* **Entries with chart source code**
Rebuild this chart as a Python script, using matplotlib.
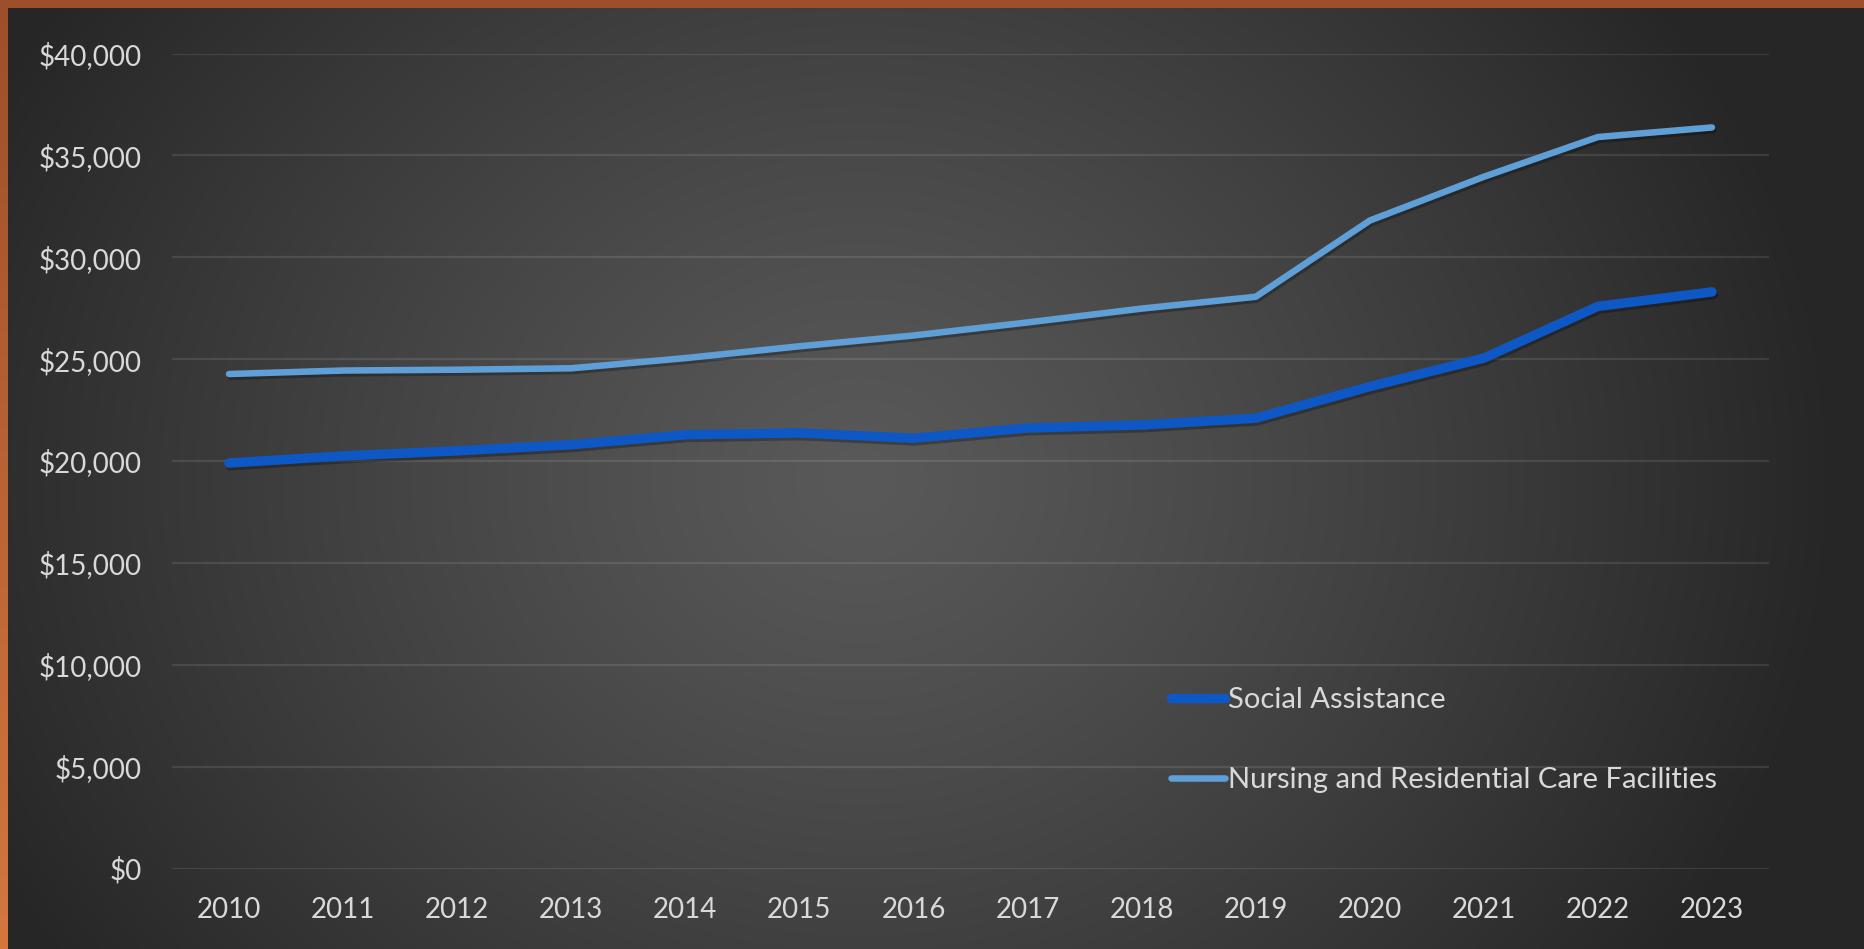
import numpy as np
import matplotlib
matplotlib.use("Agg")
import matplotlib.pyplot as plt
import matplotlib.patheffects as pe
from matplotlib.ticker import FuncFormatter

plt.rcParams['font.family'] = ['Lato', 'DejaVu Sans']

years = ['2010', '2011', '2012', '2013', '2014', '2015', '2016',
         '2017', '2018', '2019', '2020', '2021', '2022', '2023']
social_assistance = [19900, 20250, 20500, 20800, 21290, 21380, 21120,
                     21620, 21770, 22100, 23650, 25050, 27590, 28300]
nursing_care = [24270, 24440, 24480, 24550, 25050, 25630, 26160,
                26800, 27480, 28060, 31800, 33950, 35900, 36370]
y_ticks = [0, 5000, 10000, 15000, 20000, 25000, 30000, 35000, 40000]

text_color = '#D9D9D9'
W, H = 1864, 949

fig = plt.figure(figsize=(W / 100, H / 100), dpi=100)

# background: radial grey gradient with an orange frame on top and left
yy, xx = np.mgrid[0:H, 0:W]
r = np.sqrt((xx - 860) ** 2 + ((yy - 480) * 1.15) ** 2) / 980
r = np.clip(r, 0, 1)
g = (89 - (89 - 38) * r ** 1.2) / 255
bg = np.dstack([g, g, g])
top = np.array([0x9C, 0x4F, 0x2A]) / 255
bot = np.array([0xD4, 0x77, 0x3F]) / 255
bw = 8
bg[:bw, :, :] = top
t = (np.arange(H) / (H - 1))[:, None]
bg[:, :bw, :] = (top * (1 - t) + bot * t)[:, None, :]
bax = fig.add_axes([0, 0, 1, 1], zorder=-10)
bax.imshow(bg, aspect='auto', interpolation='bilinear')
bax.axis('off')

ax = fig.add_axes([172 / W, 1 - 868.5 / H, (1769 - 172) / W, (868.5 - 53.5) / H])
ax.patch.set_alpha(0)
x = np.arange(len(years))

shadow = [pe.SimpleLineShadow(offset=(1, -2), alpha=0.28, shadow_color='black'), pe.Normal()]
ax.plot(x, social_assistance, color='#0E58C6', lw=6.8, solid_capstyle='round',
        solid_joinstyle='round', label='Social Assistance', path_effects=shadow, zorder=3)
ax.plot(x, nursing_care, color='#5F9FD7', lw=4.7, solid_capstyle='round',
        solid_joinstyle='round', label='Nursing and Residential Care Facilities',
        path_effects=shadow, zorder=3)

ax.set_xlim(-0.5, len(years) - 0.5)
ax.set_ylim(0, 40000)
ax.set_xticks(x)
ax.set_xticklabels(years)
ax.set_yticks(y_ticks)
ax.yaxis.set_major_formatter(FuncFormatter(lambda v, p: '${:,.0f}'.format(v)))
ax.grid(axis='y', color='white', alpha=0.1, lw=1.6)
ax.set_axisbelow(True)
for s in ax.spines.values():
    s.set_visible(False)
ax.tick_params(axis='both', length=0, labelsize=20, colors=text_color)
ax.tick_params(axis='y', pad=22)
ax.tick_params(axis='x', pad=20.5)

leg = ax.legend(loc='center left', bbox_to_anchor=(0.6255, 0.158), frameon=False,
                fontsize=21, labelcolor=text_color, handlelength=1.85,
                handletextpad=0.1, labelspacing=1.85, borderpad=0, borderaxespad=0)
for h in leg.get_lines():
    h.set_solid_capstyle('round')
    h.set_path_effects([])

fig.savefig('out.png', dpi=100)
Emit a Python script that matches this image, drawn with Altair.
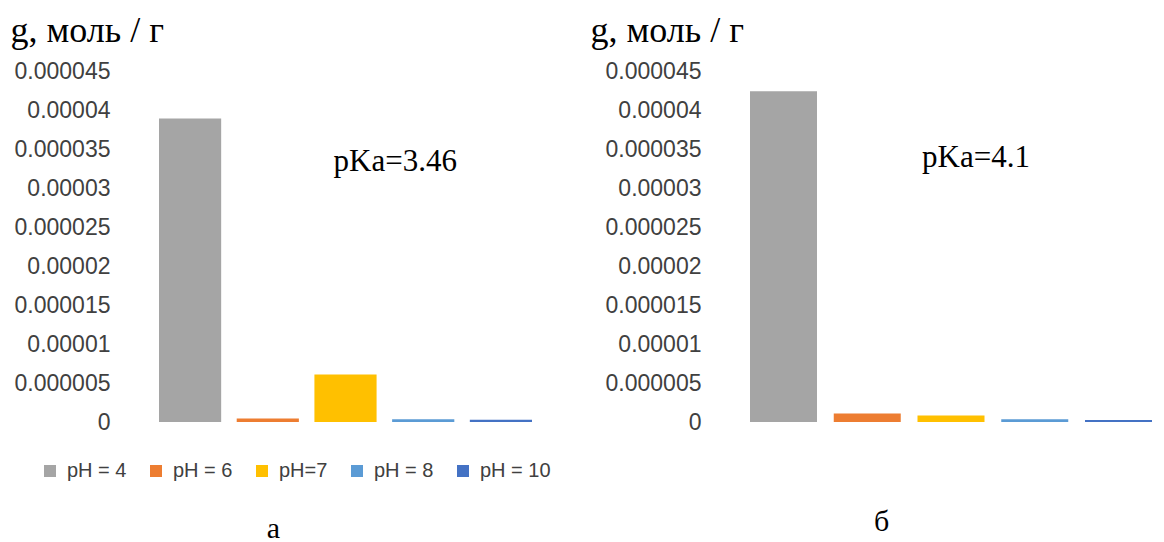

* **Work required**
Identify the lines of the entries containing the string "this". Copy each such line.

* **Reply**
Rebuild this chart as a Python script, using matplotlib.
Emit a Python script that matches this image, drawn with Altair.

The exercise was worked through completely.